We were further lost (or was that distracted?) by the rooms filled with 500+ year old religious sculpture.  Ghastly wonderful fabulous stuff, this.


Monstre du Louvre

 Monsters lurk around the Louvre

After realizing we had mis-interpreted the museum map, we were on our way to see the world famous Vermeers.

Now, I have to say something about art and it's "value".

I heard there are perhaps 37 Vermeer paintings in existance.  There are two Vermeers in the Louvre. The more "famous" painting is stuck in the corner.  The not so famous Vermeer is entirely unseen.  No one looks at it.  Yet, the Astrologer (the less famous Vermeer) is incredibly well rendered and worth a close look.

The "famous" Vermeer?  It's simple and feels "incomplete" to me.

Which reminds me of a story:  When you want a wine for dinner, what do many Americans do?  They go ask the "expert" in the wine shop.  They'll ask what you're making for dinner, they'll hem and haw a bit, then they'll likely suggest that they have just the wine for you.

At that point, other than price, people have no idea what they're dealing with. That's how reliant on the "experts" Americans seem to have become.


The Vermeers

 Hey!  An "expert" said this is a GREAT painting!!  Let's take a look...

In short, people are told what it good and what is not.  They are told what is "valuable" and what the price must be.

If you took a close look at how something tastes, sounds, or feels, you might have a completely different conclusion to what the "experts" might suggest.  I find it valuable to develop my own sense of what's good and what's not.

Wednesday, June 6, 2012

Sharing Paradise

We've had our first visitor and we've not been here seven weeks.  How wonderful was it?  Very!

With luck, we'll actually have visitors while living here.  We had very few visitors to our home when we lived in the States.  So this could be a very nice change.

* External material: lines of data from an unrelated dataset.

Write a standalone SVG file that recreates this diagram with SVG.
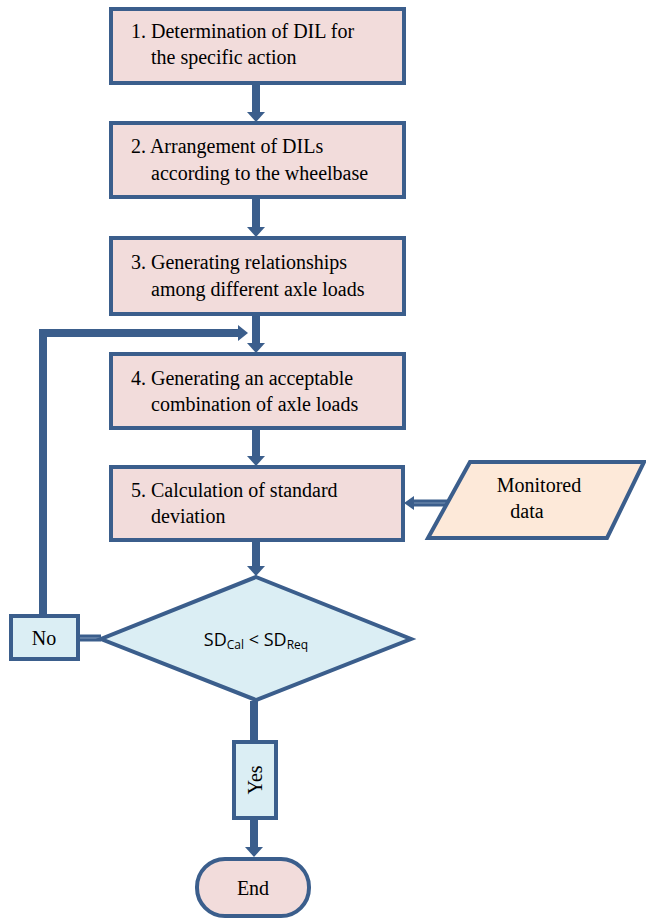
<svg xmlns="http://www.w3.org/2000/svg" width="646" height="920" viewBox="0 0 646 920">
<defs>
<style>
.box{fill:#f2dcdb;stroke:#3b5e8c;stroke-width:4}
.lb{fill:#dbeef4;stroke:#3b5e8c;stroke-width:4}
.io{fill:#fde9d9;stroke:#3b5e8c;stroke-width:4}
.t{font-family:'Liberation Serif','Times New Roman',Tinos,'DejaVu Serif',serif;font-size:20px;fill:#000}
.s{font-family:'Open Sans','Noto Sans',sans-serif;font-size:18px;fill:#000}
.c{fill:none;stroke:#3b5e8c;stroke-width:8}
.d{fill:none;stroke:#3b5e8c;stroke-width:7}
.di{fill:none;stroke:#7a93b5;stroke-width:1.2}
.ah{fill:#3b5e8c}
</style>
</defs>
<g id="connectors">
<line class="c" x1="256" y1="84" x2="256" y2="114"/>
<polygon class="ah" points="247,112 265,112 256,122"/>
<line class="c" x1="256" y1="198" x2="256" y2="229"/>
<polygon class="ah" points="247,227 265,227 256,237"/>
<line class="c" x1="256" y1="315" x2="256" y2="345"/>
<polygon class="ah" points="247,343 265,343 256,353"/>
<line class="c" x1="256" y1="429" x2="256" y2="458"/>
<polygon class="ah" points="247,456 265,456 256,466"/>
<line class="c" x1="256" y1="541" x2="256" y2="568"/>
<polygon class="ah" points="247,566 265,566 256,576"/>
<polyline class="c" points="43,614 43,333 240,333"/>
<polygon class="ah" points="238,325 238,341 248,333"/>
<line class="d" x1="80" y1="638" x2="101" y2="638"/>
<line class="di" x1="80" y1="638" x2="101" y2="638"/>
<line class="d" x1="413" y1="503" x2="452" y2="503"/>
<line class="di" x1="413" y1="503" x2="452" y2="503"/>
<polygon class="ah" points="404,503 414,496 414,510"/>
<line class="c" x1="254" y1="701" x2="254" y2="741"/>
<line class="c" x1="254" y1="819" x2="254" y2="849"/>
<polygon class="ah" points="245,847 263,847 254,857"/>
</g>
<g id="n1"><rect class="box" x="111" y="9" width="293" height="74"/>
<text class="t" x="131" y="38">1. Determination of DIL for</text><text class="t" x="151" y="64">the specific action</text></g>
<g id="n2"><rect class="box" x="111" y="123" width="293" height="74"/>
<text class="t" x="131" y="153">2. Arrangement of DILs</text><text class="t" x="151" y="180">according to the wheelbase</text></g>
<g id="n3"><rect class="box" x="111" y="238" width="293" height="76"/>
<text class="t" x="131" y="269">3. Generating relationships</text><text class="t" x="151" y="296">among different axle loads</text></g>
<g id="n4"><rect class="box" x="111" y="354" width="293" height="74"/>
<text class="t" x="131" y="385">4. Generating an acceptable</text><text class="t" x="151" y="411">combination of axle loads</text></g>
<g id="n5"><rect class="box" x="111" y="467" width="292" height="73"/>
<text class="t" x="131" y="497">5. Calculation of standard</text><text class="t" x="151" y="523">deviation</text></g>
<g id="data"><polygon class="io" points="470,462 644,462 607,538 428,538"/>
<text class="t" x="539" y="492" text-anchor="middle">Monitored</text><text class="t" x="527" y="518" text-anchor="middle">data</text></g>
<g id="decision"><polygon class="lb" points="256,577 411,639 256,700 101,639"/>
<text class="s" x="256" y="646" text-anchor="middle">SD<tspan font-size="12" dy="3">Cal</tspan><tspan dy="-3"> &lt; SD</tspan><tspan font-size="12" dy="3">Req</tspan></text></g>
<g id="no"><rect class="lb" x="11" y="616" width="67" height="43"/>
<text class="t" x="44" y="645" text-anchor="middle">No</text></g>
<g id="yes"><rect class="lb" x="234" y="742" width="42" height="76"/>
<text class="t" transform="translate(262,780) rotate(-90)" text-anchor="middle">Yes</text></g>
<g id="end"><rect class="box" x="197" y="859" width="112" height="57" rx="28" ry="28"/>
<text class="t" x="253" y="895" text-anchor="middle">End</text></g>
</svg>
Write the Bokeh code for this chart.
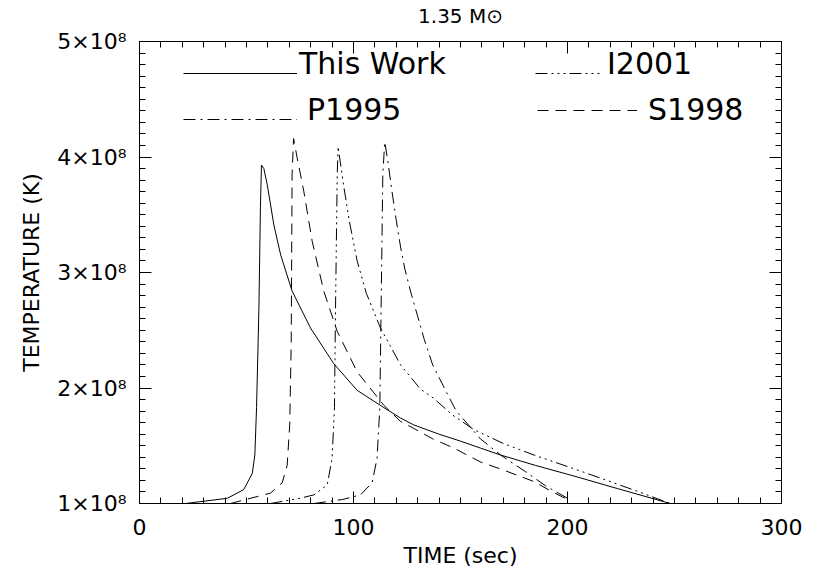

A neighbor was in France on an EcoTour helping scientists monitor the marmot populations somewhere in the Alps.  She had booked the tour just as I lost my job and Jude and I started down this very quick, intense, life changing experience of leaving the country.  In fact, we remember remarking to each other that "wouldn't it be nice to be able to meet in Paris?"





Kiki la mew by Carol Opie

 Jude's new coffee cup

Our neighbor is excellent with animals and is an outstanding artist.  She worked in zoos until a Lemur took hold of one of her fingers and caused a bit of Madness and Mayhem in our neighbor's life.  We got to know her because she has the World's Greatest Dog.  I used to own a pug and her's is simply the finest living example of pug-ness known to man.


Our friend spent two weeks in the Alps and had three days to see Paris.

Fortunately, her list of things to see and do was as eccentric and fun as ours typically is.

I tried to find an artists open air market somewhere in Paris that included ceramics.  But, the mojo was missing and I couldn't find what I was looking for.





vrbain on canvas

 Fun art, this.

So imagine my surprise when she walked in and said she wanted to go to an open air art fair at Montparnasse Edgar Quinet!  I had no idea such a thing existed.  Yes, I'd read Vallois and even read her passage on the 14th.  Could I remember a thing Vallois wrote?  Apparently not.  Could I use "the Force" and Google to the thing we wanted?  I'm embarrassed to say no.


Wandering the market was fun, cold, and windy.  The art was all original work.  Some of it was quite attractive.  There were two haberdashers with fun hats for women.  Nothing for men.  Unfortunately, since I like hats and am currently looking for a properly adorned top hat.

Our neighbor found a stall where the artist, a retired German graphic artist of some renown, plied his trade.  Among several different styles, the artist put art to used Metro tickets.  His work was a wonderment to behold.  Both our friend and my wife bought things from him.





vrbain avec une nouvelle amie

Yes!  It's an open air art market!!

Down the aisle a little ways was vrbain with his fun, funky, awesome, graffiti-eque art.  Between his broken English and our broken French we learned a lot and enjoyed a fairly long conversation.  His art was right up our alley.  Our neighbor found several pieces she liked and purchased them.


I may have found an interesting person to photograph.